La sociedad política está en mora con la democratización del país
Nos abocamos a un nuevo ejercicio electoral en dos años, el séptimo post Invasión, bajo las mismas reglas heredadas de la dictadura militar y maquilladas por los politiqueros de turno, treinta y dos años y cinco meses han transcurrido desde entonces, sin que la sociedad política haya sido capaz de darle al país la institucionalidad que lo encamine hacia el régimen de plena democracia prometido hace casi tres décadas.

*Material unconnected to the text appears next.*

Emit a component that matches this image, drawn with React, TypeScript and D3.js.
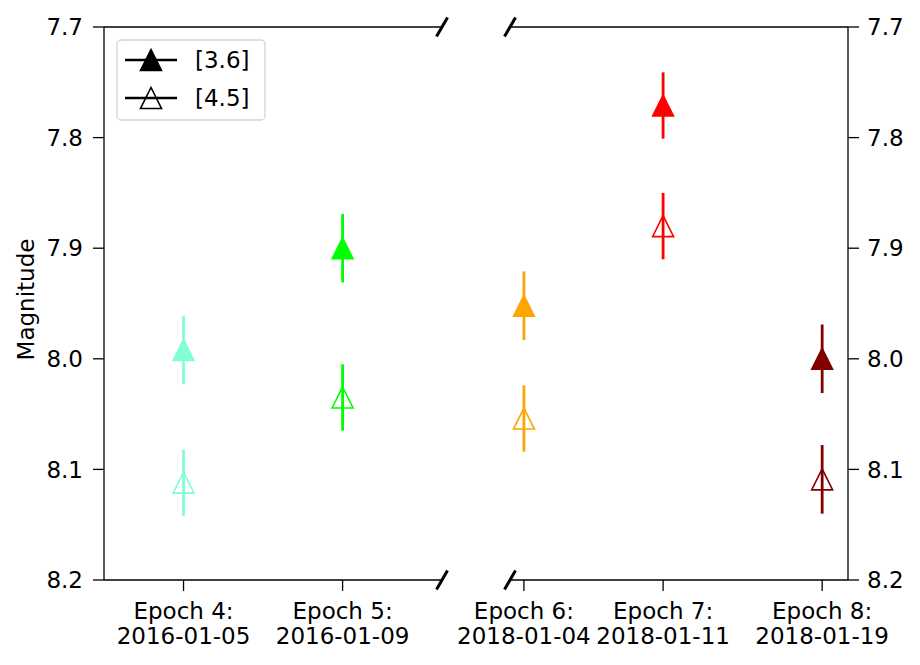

A lo largo del tiempo hemos experimentado un deterioro progresivo de la vida democrática. Los tres órganos del estado -Ejecutivo, Legislativo y Judicial- viven de escándalo en escándalo. La corrupción los corroe y el equilibrio de poder que debe existir entre ellos cada día está más ausente de la vida política, económica, social y cultural de la nación y de la república misma. Casi todos sus funcionarios son cuestionados a diario; no solo por sus decisiones, sino por lo más grave: la solvencia ética y moral de las propias personas. La confianza y la credibilidad en las autoridades y en el sistema se pierden a velocidad sorprendente. Basta tomar como muestra la oferta electoral de las candidaturas a los puestos de elección que desde ya se mencionan, para constatar como, período tras período, ha disminuido la calidad del discurso, la propuesta de gobierno y la capacidad intelectual y política de algunos candidatos y figuras políticas. Tanto el método como el sistema parecen ya gastados.
Necesitamos un cambio profundo de las estructuras del estado, que solo puede darse a través de un pacto nacional que engendre una constitución legítima para darle un vuelco al sistema vigente tan despreciado por la ciudadanía. Esa sería la vía idónea para establecer las reglas políticas que rijan el orden de nuestro régimen democrático. Y tal cambio no debe ni puede hacerse ajeno a la voluntad popular, a través de la cual se elija una asamblea constituyente, sea esta paralela u originaria, según convenga al país. Probar otra ruta sería continuar con el desorden político vigente que da pie a la corrupción y la pillería partidista que manipula el sistema electoral y maquilla sus actuaciones politiqueras de legalidad y apego al orden constitucional.
Si queremos, realmente, evitar la hecatombe social y política que se vislumbra en el horizonte, es necesario que se ponga fin a la mora que existe en cuanto a la plena democratización del país. Y el camino comienza por garantizar la elección de sus autoridades bajo un sistema confiable, verdaderamente democrático, y libre de los vicios que contiene el actual y que, para cambiarlo, es esencial una reforma constitucional. Hacer posible este cambio es una tarea impostergable que la sociedad política no debe rehuir, despojándose de todo interés y ambición sectaria que han impedido, en estas tres décadas, perfeccionar y afianzar el régimen democrático. Si ella no lo hace, entonces la fuerza de los acontecimientos nos llevará hacia un destino ignoto, con todos los riesgos y males que eso supone.